Je crois qu’il m’aura fallu 33 ans moins quelques jours pour réaliser que la magie de Noël était peut-être bel et bien un concept marketing comme un autre. Les chansons de Mariah Carey et de Michael Bublé n’y changent rien : cette année, Noël ne prend pas chez moi.
Je continue d’écouter le dernier Biolay en boucle depuis cet été et lève les yeux au ciel dès que résonnent les premières notes de « It’s beginning to look a lot like Christmas ». Je n’aime pas le pain d’épices, ni le vin chaud, ni le lait de poule, ni la crème au beurre, ni les marrons glacés.
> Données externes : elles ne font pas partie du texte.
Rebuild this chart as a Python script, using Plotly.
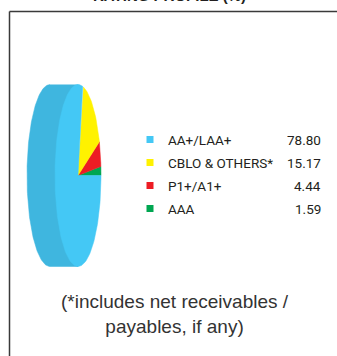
import numpy as np
import plotly.graph_objects as go

# Rating profile (%)
categories = ["AAA", "P1+/A1+", "CBLO & OTHERS*", "AA+/LAA+"]
values = [1.59, 4.44, 15.17, 78.80]
colors = ["#00A651", "#ED1C24", "#FFF200", "#44C8F5"]

# legend order (top to bottom)
legend_order = ["AA+/LAA+", "CBLO & OTHERS*", "P1+/A1+", "AAA"]

W, H = 337, 356

# pie geometry (plot units = pixels)
CX, CY = 78.0, 175.5      # centre of the front face
RX, RY = 23.0, 91.0       # semi-axes of the front face
DEPTH = 28.0              # horizontal extrusion of the cylinder
SIDE_COLOR = "#3FB6DF"

fig = go.Figure()

# cylinder side: back half-ellipse + band joining it to the front face
t = np.linspace(np.pi / 2, 3 * np.pi / 2, 120)
bx = list(CX - DEPTH + RX * np.cos(t)) + [CX, CX]
by = list(CY - RY * np.sin(t)) + [CY + RY, CY - RY]
fig.add_trace(go.Scatter(x=bx, y=by, fill="toself", mode="lines",
                         fillcolor=SIDE_COLOR, line=dict(color=SIDE_COLOR, width=0.5),
                         hoverinfo="skip", showlegend=False))

# front face slices, counter-clockwise from 3 o'clock
total = sum(values)
start = 0.0
for cat, val, col in zip(categories, values, colors):
    a0 = start
    a1 = start + 2 * np.pi * val / total
    start = a1
    n = max(8, int(200 * val / total))
    th = np.linspace(a0, a1, n)
    xs = [CX] + list(CX + RX * np.cos(th)) + [CX]
    ys = [CY] + list(CY - RY * np.sin(th)) + [CY]
    fig.add_trace(go.Scatter(x=xs, y=ys, fill="toself", mode="lines",
                             fillcolor=col, line=dict(color=col, width=0.5),
                             name=cat, hoverinfo="name", showlegend=False))

# legend rows
row_y = [139.5, 162.5, 185.5, 208.5]
sq_x = [150.0] * len(legend_order)
sq_col = [colors[categories.index(c)] for c in legend_order]
fig.add_trace(go.Scatter(x=sq_x, y=row_y, mode="markers",
                         marker=dict(symbol="square", size=7, color=sq_col, line=dict(width=0)),
                         hoverinfo="skip", showlegend=False))

legend_font = dict(family="Roboto, Arial", size=13.5, color="#231F20")
annotations = []
for cat, y in zip(legend_order, row_y):
    v = values[categories.index(cat)]
    annotations.append(dict(x=166, y=y, xref="x", yref="y", text=cat, showarrow=False,
                            xanchor="left", yanchor="middle", font=legend_font))
    annotations.append(dict(x=323, y=y, xref="x", yref="y", text=f"{v:.2f}", showarrow=False,
                            xanchor="right", yanchor="middle", font=legend_font))

# title (sits at the very top, mostly above the frame)
annotations.append(dict(x=169, y=1 + 4.5 / H, xref="x", yref="paper",
                        text="<b>RATING PROFILE (%)</b>", showarrow=False,
                        xanchor="center", yanchor="middle",
                        font=dict(family="Arial", size=15, color="#231F20")))

# footnote
annotations.append(dict(x=175, y=314, xref="x", yref="y",
                        text="(*includes net receivables /<br>payables, if any)",
                        showarrow=False, xanchor="center", yanchor="middle",
                        font=dict(family="Arial", size=19, color="#333333")))

# frame
shapes = [
    dict(type="line", xref="x", yref="y", x0=9.5, y0=11.5, x1=W + 5, y1=11.5,
         line=dict(color="#3A3A3A", width=1.5)),
    dict(type="line", xref="x", yref="y", x0=9.5, y0=11.5, x1=9.5, y1=H + 5,
         line=dict(color="#3A3A3A", width=1.5)),
]

fig.update_layout(
    width=W, height=H,
    margin=dict(l=0, r=0, t=0, b=0),
    paper_bgcolor="white", plot_bgcolor="white",
    xaxis=dict(range=[0, W], visible=False, fixedrange=True),
    yaxis=dict(range=[H, 0], visible=False, fixedrange=True),
    annotations=annotations,
    shapes=shapes,
    showlegend=False,
)

fig.write_html("out.html")
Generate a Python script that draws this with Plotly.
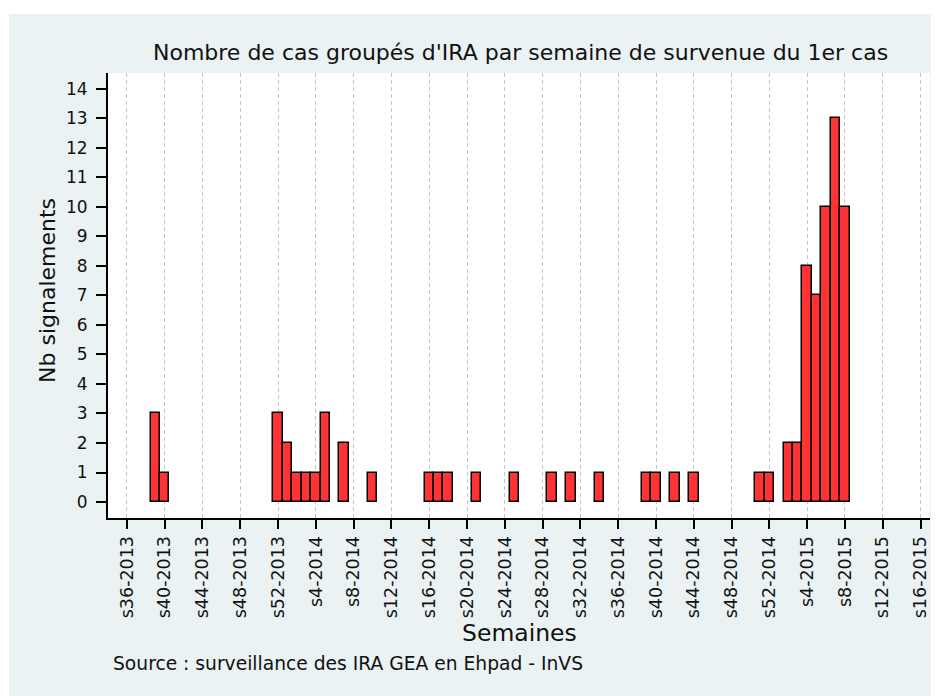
import plotly.graph_objects as go

# ---- data ----
case_weeks = ["s39-2013", "s40-2013", "s52-2013", "s1-2014", "s2-2014", "s3-2014",
              "s4-2014", "s5-2014", "s7-2014", "s10-2014", "s16-2014", "s17-2014",
              "s18-2014", "s21-2014", "s25-2014", "s29-2014", "s31-2014", "s34-2014",
              "s39-2014", "s40-2014", "s42-2014", "s44-2014", "s51-2014", "s52-2014",
              "s2-2015", "s3-2015", "s4-2015", "s5-2015", "s6-2015", "s7-2015", "s8-2015"]
case_counts = [3, 1, 3, 2, 1, 1,
               1, 3, 2, 1, 1, 1,
               1, 1, 1, 1, 1, 1,
               1, 1, 1, 1, 1, 1,
               2, 2, 8, 7, 10, 13, 10]

tick_labels = ["s36-2013", "s40-2013", "s44-2013", "s48-2013", "s52-2013",
               "s4-2014", "s8-2014", "s12-2014", "s16-2014", "s20-2014", "s24-2014",
               "s28-2014", "s32-2014", "s36-2014", "s40-2014", "s44-2014", "s48-2014",
               "s52-2014", "s4-2015", "s8-2015", "s12-2015", "s16-2015"]
y_ticks = list(range(0, 15))

# axis week sequence (s36-2013 .. s16-2015)
all_weeks = ([f"s{w}-2013" for w in range(36, 53)] +
             [f"s{w}-2014" for w in range(1, 53)] +
             [f"s{w}-2015" for w in range(1, 17)])
x_pos = [all_weeks.index(w) for w in case_weeks]
tick_pos = [all_weeks.index(t) for t in tick_labels]

# ---- layout geometry (page pixels; the page body adds an 8px offset) ----
OFF = 8
PAGE_W, PAGE_H = 939, 696
W, H = PAGE_W - OFF, PAGE_H - OFF
L, R, T, B = 108, 930, 73, 518          # plot area in page pixels
PW, PH = R - L, B - T


def px(x):
    return (x - L) / PW


def py(y):
    return (B - y) / PH


FONT = "DejaVu Sans"
TXT = "#111111"
BG = "#EAF2F3"

fig = go.Figure()
fig.add_trace(go.Bar(
    x=x_pos, y=case_counts, width=1,
    marker=dict(color="#FF3333", line=dict(color="#000000", width=1.5)),
    hoverinfo="y",
))

fig.update_layout(
    width=W, height=H,
    margin=dict(l=L - OFF, r=PAGE_W - R, t=T - OFF, b=PAGE_H - B, autoexpand=False),
    paper_bgcolor=BG, plot_bgcolor="#FFFFFF",
    showlegend=False, bargap=0,
    font=dict(family=FONT, color=TXT),
    xaxis=dict(
        range=[-2.0, 85.0], tickmode="array", tickvals=tick_pos, ticktext=tick_labels,
        tickangle=-90, ticks="outside", ticklen=9, tickwidth=1.5, tickcolor="#000",
        tickfont=dict(family=FONT, size=17.5, color=TXT),
        showline=True, linecolor="#000", linewidth=2,
        showgrid=True, gridcolor="#C4C4C4", gridwidth=1.2, griddash="4px,3px",
        zeroline=False, fixedrange=True,
    ),
    yaxis=dict(
        range=[-0.54, 14.53], tickmode="array", tickvals=y_ticks,
        ticks="outside", ticklen=10, tickwidth=1.5, tickcolor="#000",
        tickfont=dict(family=FONT, size=17, color=TXT), ticklabelstandoff=5,
        showline=True, linecolor="#000", linewidth=2,
        showgrid=False, zeroline=False, fixedrange=True,
    ),
    shapes=[
        dict(type="rect", xref="paper", yref="paper", x0=px(0), x1=px(PAGE_W), y0=py(14), y1=py(0),
             fillcolor="#FFFFFF", line=dict(width=0), layer="below"),
        dict(type="rect", xref="paper", yref="paper", x0=px(0), x1=px(9), y0=py(PAGE_H), y1=py(0),
             fillcolor="#FFFFFF", line=dict(width=0), layer="below"),
    ],
    annotations=[
        dict(text="Nombre de cas groupés d'IRA par semaine de survenue du 1er cas",
             xref="paper", yref="paper", x=px(520), y=py(53), xanchor="center", yanchor="middle",
             showarrow=False, font=dict(family=FONT, size=22, color=TXT)),
        dict(text="Semaines", xref="paper", yref="paper", x=px(519), y=py(633),
             xanchor="center", yanchor="middle", showarrow=False,
             font=dict(family=FONT, size=23.5, color=TXT)),
        dict(text="Nb signalements", xref="paper", yref="paper", x=px(47), y=py(290),
             xanchor="center", yanchor="middle", textangle=-90, showarrow=False,
             font=dict(family=FONT, size=22, color=TXT)),
        dict(text="Source : surveillance des IRA GEA en Ehpad - InVS", xref="paper", yref="paper",
             x=px(111), y=py(663), xanchor="left", yanchor="middle", showarrow=False,
             font=dict(family=FONT, size=18.7, color=TXT)),
    ],
)

fig.write_html("out.html")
Normalement, je compense le tout avec des fournées de biscuits à la cannelle que je savoure avec un thé fumant devant un Christmas movie, plaid en fourrure sur le canapé, grosses chaussettes en pilou aux pieds et bougies partout autour de moi. Mais cette année, rien de tout ça.
Pas de biscuits : car hors de question de mettre sans dessus dessous ma cuisine que j’ai eu tant le temps de ranger, laver, réorganiser, compartimenter, repeindre même, au point qu’elle concurrence désormais celles de Pinterest et qu’on sait tous qu’on ne cuisine pas dans une cuisine Pinterest. Pas de thé : en réalité je n’aime pas trop ça, le cérémoniel me plaît mais ça s’arrête là, et clairement, le bruit de la glace pilée dans un shaker me fait bien plus d’effet. Pas de chaussettes pilou non plus, parce que j’ai chaud, qu’il n’y a pas de neige, qu’il ne fait pas froid, pas assez en tout cas, et que mon vernis coloré est un peu près la seule chose qui vient actuellement pimper mes soirées. Et puis surtout pas de Christmas movies. Les histoires d’amour qui naissent à l’heure actuelle par hasard et sans Tinder, au coin d’une rue d’un village enneigé exempt de couvre-feu, et qui aboutissent sur un baiser passionné, dans un bar bondé, légalement ouvert, faisant fi de toute distanciation sociale... Beaucoup trop irréaliste à mes yeux. Où sont vos masques, bon sang ?!
Non, décidément, l’esprit de Noël ne me gagne pas. Même l’histoire des cadeaux a été réglée en deux temps trois mouvements, quand d’habitude elle nécessite une grande organisation, d’intenses réflexions voire de lointaines expéditions. Pas de lèche-vitrines à Paris cette année, pas de marché de Noël à Strasbourg non plus, pas de shopping tout court en fait. Quelques commandes auprès de créateurs locaux, des bons cadeaux pour quand on pourra retourner au resto, et du click and collect efficace et rapide pour le reste. La seule file d’attente fréquentée aura été celle chez Alinea – un samedi à 15h, quelle idée aussi me direz-vous – mais attendre chez Alinea, ce n’est jamais vraiment désagréable, surtout quand les cadeaux en question sont pour moi.
Et puis, bien trop longue pour être innocente, il y a eu cette grasse matinée qui m’a bizarrement été accordée. Un drôle de remue-ménage a fini par me réveiller. J’ai entendu des cris de joie étouffés et des petits pas très pressés de me tirer hors du lit. Puis j’ai senti cette odeur boisée et ces épines sous mes pieds nus, sur le carrelage et tout le long du couloir qui mène à mon salon. Pile devant ma bibliothèque et plus grand que jamais, un sapin me toisait : Noël avait fini par pénétrer mon domicile. Sachez qu’en temps normal, j’aurais râlé : pourquoi ce sapin a-t-il été acheté sans moi, pourquoi cette taille, cette variété, n’est-il pas trop gros, trop peu fourni, légèrement tordu ? Bref, j’aurais trouvé quelque chose à redire juste parce que je n’étais pas à l’origine de l’initiative – oui, les défauts ça s’assume, parfois.
Vous savez-quoi ? Noël semble visiblement vouloir me faire un pied de nez : ce sapin est parfait. Comme quoi lâcher prise, ça mène parfois à de belles surprises. J’en suis à tel point convaincue que j’ai même laissé mon fils accrocher à l’arbre des décorations confectionnées de ses propres mains d’enfant de trois ans – vous visualisez ? Mais là encore, étonnamment, le résultat est plutôt joli. Pas digne de Pinterest, certes, mais pas mal quand même. Puis la nouvelle qu’on redoutait tous est tombée : les fêtes devront être célébrées en petit comité. Alors certes, c’est pas très chouette. Et je comprends que ça peut en attrister certains. Mais entre nous, soyons honnêtes. Avouons que parmi les habituels invités, il y a forcément au moins une personne à laquelle on sera content d’échapper, pas vrai ? À croire que bien qu’elle ait du mal à s’installer, la magie de Noël finit quand même par opérer.